WRITTEN PROBLEM:
Give every line back verbatim, dropping all images.

--------------------------------------------------

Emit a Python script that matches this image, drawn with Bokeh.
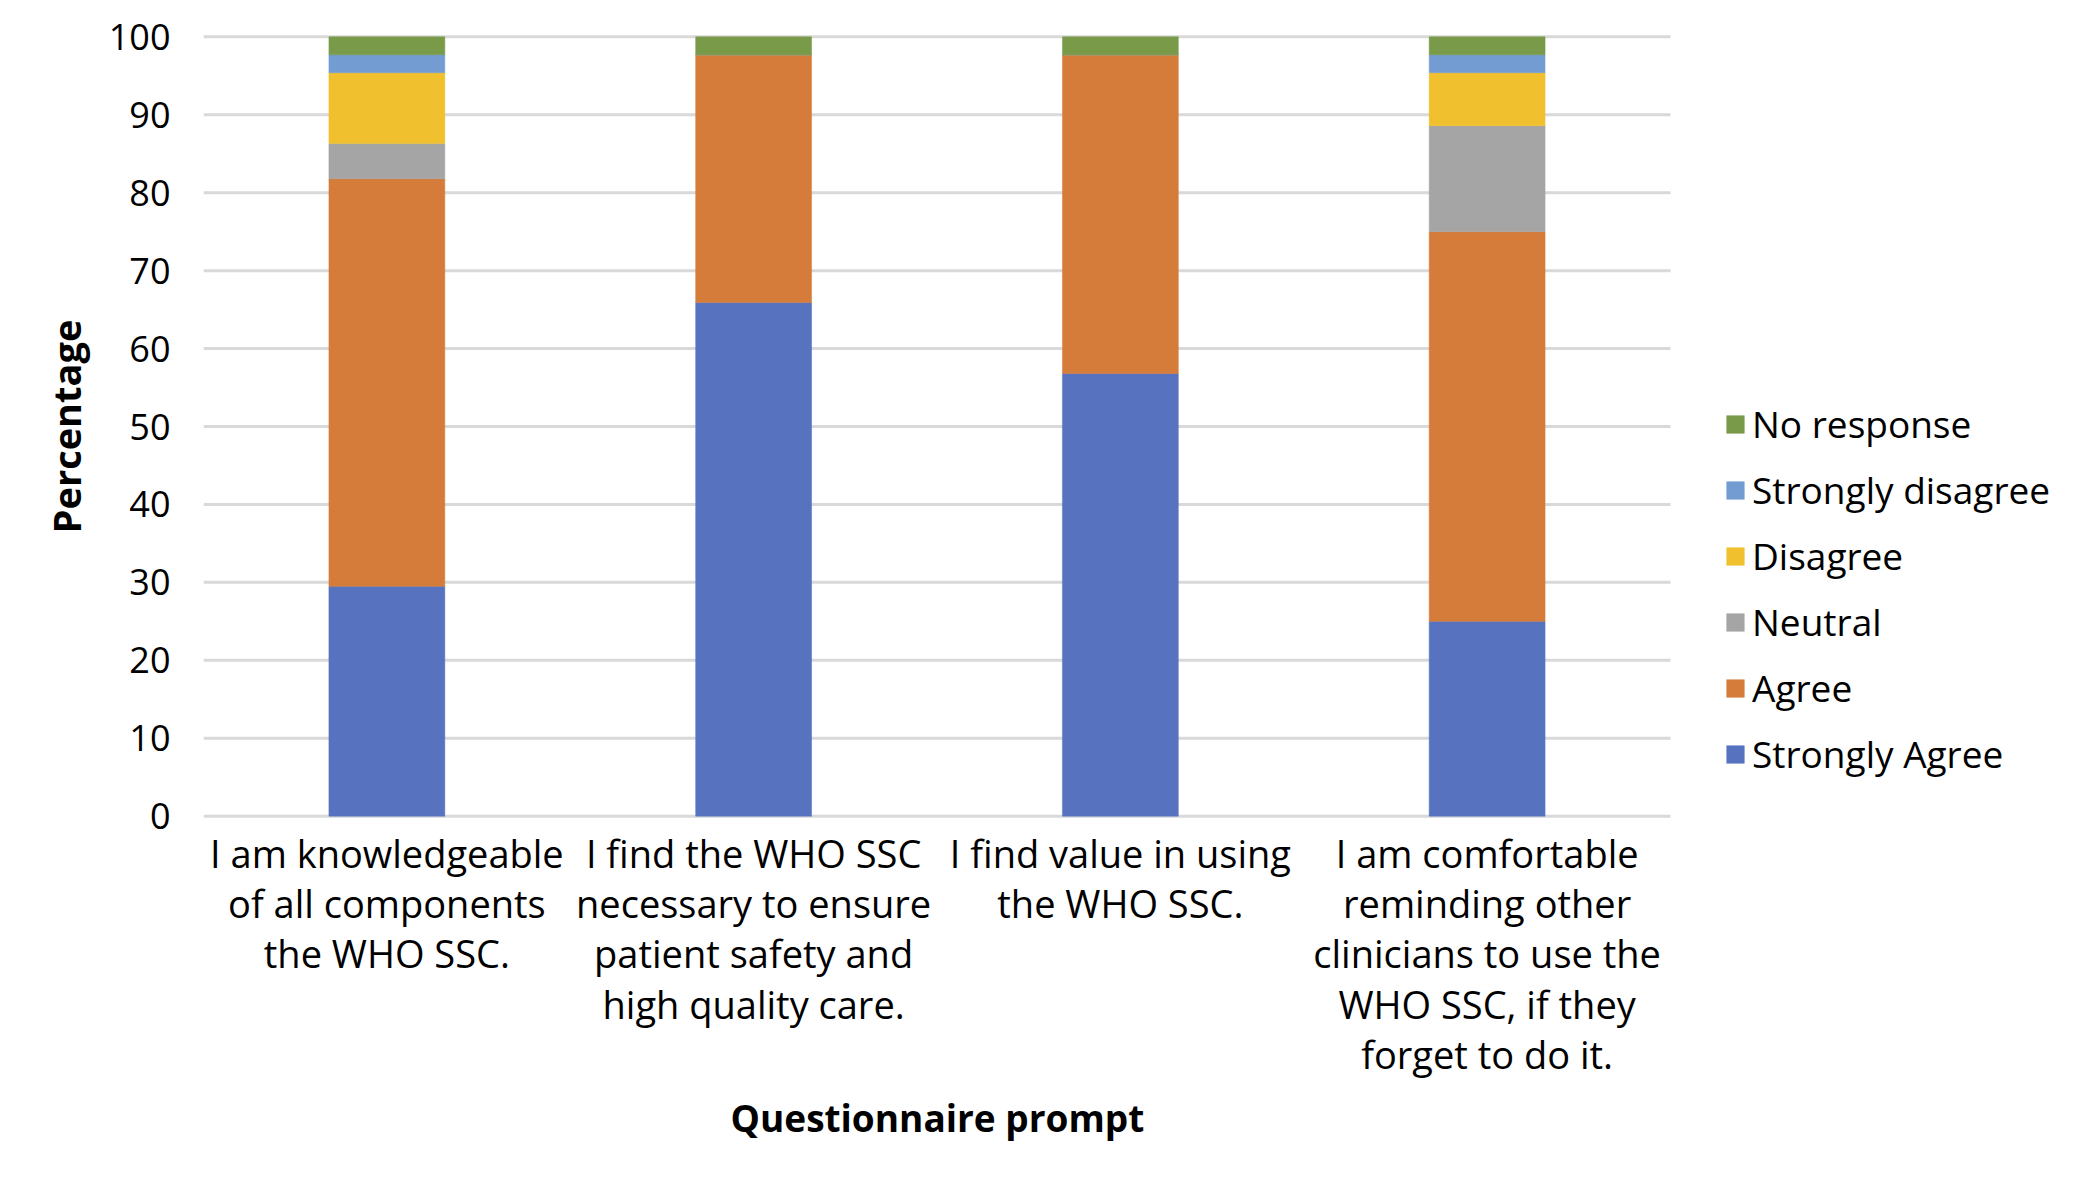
from bokeh.plotting import figure
from bokeh.models import Range1d, Legend, LegendItem, FixedTicker, ColumnDataSource, Title
from bokeh.embed import file_html
from bokeh.resources import INLINE

prompts = [
    "I am knowledgeable\nof all components\nthe WHO SSC.",
    "I find the WHO SSC\nnecessary to ensure\npatient safety and\nhigh quality care.",
    "I find value in using\nthe WHO SSC.",
    "I am comfortable\nreminding other\nclinicians to use the\nWHO SSC, if they\nforget to do it.",
]
series = ["Strongly Agree", "Agree", "Neutral", "Disagree", "Strongly disagree", "No response"]
strongly_agree = [29.5, 65.9, 56.8, 25.0]
agree = [52.3, 31.8, 40.9, 50.0]
neutral = [4.5, 0.0, 0.0, 13.6]
disagree = [9.1, 0.0, 0.0, 6.8]
strongly_disagree = [2.3, 0.0, 0.0, 2.3]
no_response = [2.3, 2.3, 2.3, 2.3]
y_ticks = [0, 10, 20, 30, 40, 50, 60, 70, 80, 90, 100]
colors = ["#5773C0", "#D57C3A", "#A5A5A5", "#F0C02F", "#739CD3", "#799A49"]

n = len(prompts)
xs = [i + 0.5 for i in range(n)]
keys = ["sa", "ag", "ne", "di", "sd", "nr"]
source = ColumnDataSource(dict(x=xs, sa=strongly_agree, ag=agree, ne=neutral,
                               di=disagree, sd=strongly_disagree, nr=no_response))

W, H = 2092, 1183
LEFT, TOP, BOTTOM = 203, 34, 365
CAT_PX = 1467  # pixel width occupied by the categories
frame_w = W - LEFT
FONT = "Open Sans"

p = figure(width=W, height=H, output_backend="svg", toolbar_location=None,
           x_range=Range1d(0, n * frame_w / CAT_PX),
           y_range=Range1d(-0.3, 100.3),
           min_border_left=LEFT, min_border_right=0, min_border_top=TOP, min_border_bottom=BOTTOM)

# horizontal gridlines spanning only the category area
p.segment(x0=[0] * len(y_ticks), x1=[n] * len(y_ticks), y0=y_ticks, y1=y_ticks,
          line_color="#D9D9D9", line_width=3, level="underlay")

renderers = p.vbar_stack(keys, x="x", width=0.316, source=source,
                         fill_color=colors, line_color=colors, line_width=0.5)

p.outline_line_color = None
p.background_fill_color = "white"
p.xgrid.grid_line_color = None
p.ygrid.grid_line_color = None

p.yaxis.ticker = FixedTicker(ticks=y_ticks)
p.xaxis.ticker = FixedTicker(ticks=xs)
p.xaxis.major_label_overrides = {x: lab for x, lab in zip(xs, prompts)}
for ax in (p.xaxis[0], p.yaxis[0]):
    ax.axis_line_color = None
    ax.major_tick_line_color = None
    ax.minor_tick_line_color = None
    ax.major_tick_out = 0
    ax.major_tick_in = 0
    ax.minor_tick_out = 0
    ax.major_label_text_font = FONT
    ax.major_label_text_color = "black"
    ax.axis_label_text_font = FONT
    ax.axis_label_text_font_style = "bold"
    ax.axis_label_text_color = "black"

p.yaxis.major_label_text_font_size = "36px"
p.yaxis.major_label_standoff = 33
p.yaxis.axis_label = "Percentage"
p.yaxis.axis_label_text_font_size = "38px"
p.yaxis.axis_label_standoff = 14

p.xaxis.major_label_text_font_size = "38px"
p.xaxis.major_label_text_line_height = 0.97
p.xaxis.major_label_standoff = 8

xtitle = Title(text="Questionnaire prompt", align="left", offset=527, standoff=13,
               text_font=FONT, text_font_size="37px", text_font_style="bold", text_color="black")
p.add_layout(xtitle, "below")

items = [LegendItem(label=series[i], renderers=[renderers[i]]) for i in range(len(series) - 1, -1, -1)]
legend = Legend(items=items, location=(1521, 39), orientation="vertical",
                padding=0, margin=0, border_line_color=None, background_fill_alpha=0,
                glyph_width=22, glyph_height=22, label_height=18, spacing=15,
                label_standoff=6, label_text_font=FONT, label_text_font_size="37px",
                label_text_color="black", label_text_baseline="middle")
p.add_layout(legend, "center")

open("out.html", "w").write(file_html(p, INLINE))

--------------------------------------------------

RESULT FOR THIS EXERCISE:
Emit a Python script that matches this image, drawn with Bokeh.
from bokeh.plotting import figure
from bokeh.models import Range1d, Legend, LegendItem, FixedTicker, ColumnDataSource, Title
from bokeh.embed import file_html
from bokeh.resources import INLINE

prompts = [
    "I am knowledgeable\nof all components\nthe WHO SSC.",
    "I find the WHO SSC\nnecessary to ensure\npatient safety and\nhigh quality care.",
    "I find value in using\nthe WHO SSC.",
    "I am comfortable\nreminding other\nclinicians to use the\nWHO SSC, if they\nforget to do it.",
]
series = ["Strongly Agree", "Agree", "Neutral", "Disagree", "Strongly disagree", "No response"]
strongly_agree = [29.5, 65.9, 56.8, 25.0]
agree = [52.3, 31.8, 40.9, 50.0]
neutral = [4.5, 0.0, 0.0, 13.6]
disagree = [9.1, 0.0, 0.0, 6.8]
strongly_disagree = [2.3, 0.0, 0.0, 2.3]
no_response = [2.3, 2.3, 2.3, 2.3]
y_ticks = [0, 10, 20, 30, 40, 50, 60, 70, 80, 90, 100]
colors = ["#5773C0", "#D57C3A", "#A5A5A5", "#F0C02F", "#739CD3", "#799A49"]

n = len(prompts)
xs = [i + 0.5 for i in range(n)]
keys = ["sa", "ag", "ne", "di", "sd", "nr"]
source = ColumnDataSource(dict(x=xs, sa=strongly_agree, ag=agree, ne=neutral,
                               di=disagree, sd=strongly_disagree, nr=no_response))

W, H = 2092, 1183
LEFT, TOP, BOTTOM = 203, 34, 365
CAT_PX = 1467  # pixel width occupied by the categories
frame_w = W - LEFT
FONT = "Open Sans"

p = figure(width=W, height=H, output_backend="svg", toolbar_location=None,
           x_range=Range1d(0, n * frame_w / CAT_PX),
           y_range=Range1d(-0.3, 100.3),
           min_border_left=LEFT, min_border_right=0, min_border_top=TOP, min_border_bottom=BOTTOM)

# horizontal gridlines spanning only the category area
p.segment(x0=[0] * len(y_ticks), x1=[n] * len(y_ticks), y0=y_ticks, y1=y_ticks,
          line_color="#D9D9D9", line_width=3, level="underlay")

renderers = p.vbar_stack(keys, x="x", width=0.316, source=source,
                         fill_color=colors, line_color=colors, line_width=0.5)

p.outline_line_color = None
p.background_fill_color = "white"
p.xgrid.grid_line_color = None
p.ygrid.grid_line_color = None

p.yaxis.ticker = FixedTicker(ticks=y_ticks)
p.xaxis.ticker = FixedTicker(ticks=xs)
p.xaxis.major_label_overrides = {x: lab for x, lab in zip(xs, prompts)}
for ax in (p.xaxis[0], p.yaxis[0]):
    ax.axis_line_color = None
    ax.major_tick_line_color = None
    ax.minor_tick_line_color = None
    ax.major_tick_out = 0
    ax.major_tick_in = 0
    ax.minor_tick_out = 0
    ax.major_label_text_font = FONT
    ax.major_label_text_color = "black"
    ax.axis_label_text_font = FONT
    ax.axis_label_text_font_style = "bold"
    ax.axis_label_text_color = "black"

p.yaxis.major_label_text_font_size = "36px"
p.yaxis.major_label_standoff = 33
p.yaxis.axis_label = "Percentage"
p.yaxis.axis_label_text_font_size = "38px"
p.yaxis.axis_label_standoff = 14

p.xaxis.major_label_text_font_size = "38px"
p.xaxis.major_label_text_line_height = 0.97
p.xaxis.major_label_standoff = 8

xtitle = Title(text="Questionnaire prompt", align="left", offset=527, standoff=13,
               text_font=FONT, text_font_size="37px", text_font_style="bold", text_color="black")
p.add_layout(xtitle, "below")

items = [LegendItem(label=series[i], renderers=[renderers[i]]) for i in range(len(series) - 1, -1, -1)]
legend = Legend(items=items, location=(1521, 39), orientation="vertical",
                padding=0, margin=0, border_line_color=None, background_fill_alpha=0,
                glyph_width=22, glyph_height=22, label_height=18, spacing=15,
                label_standoff=6, label_text_font=FONT, label_text_font_size="37px",
                label_text_color="black", label_text_baseline="middle")
p.add_layout(legend, "center")

open("out.html", "w").write(file_html(p, INLINE))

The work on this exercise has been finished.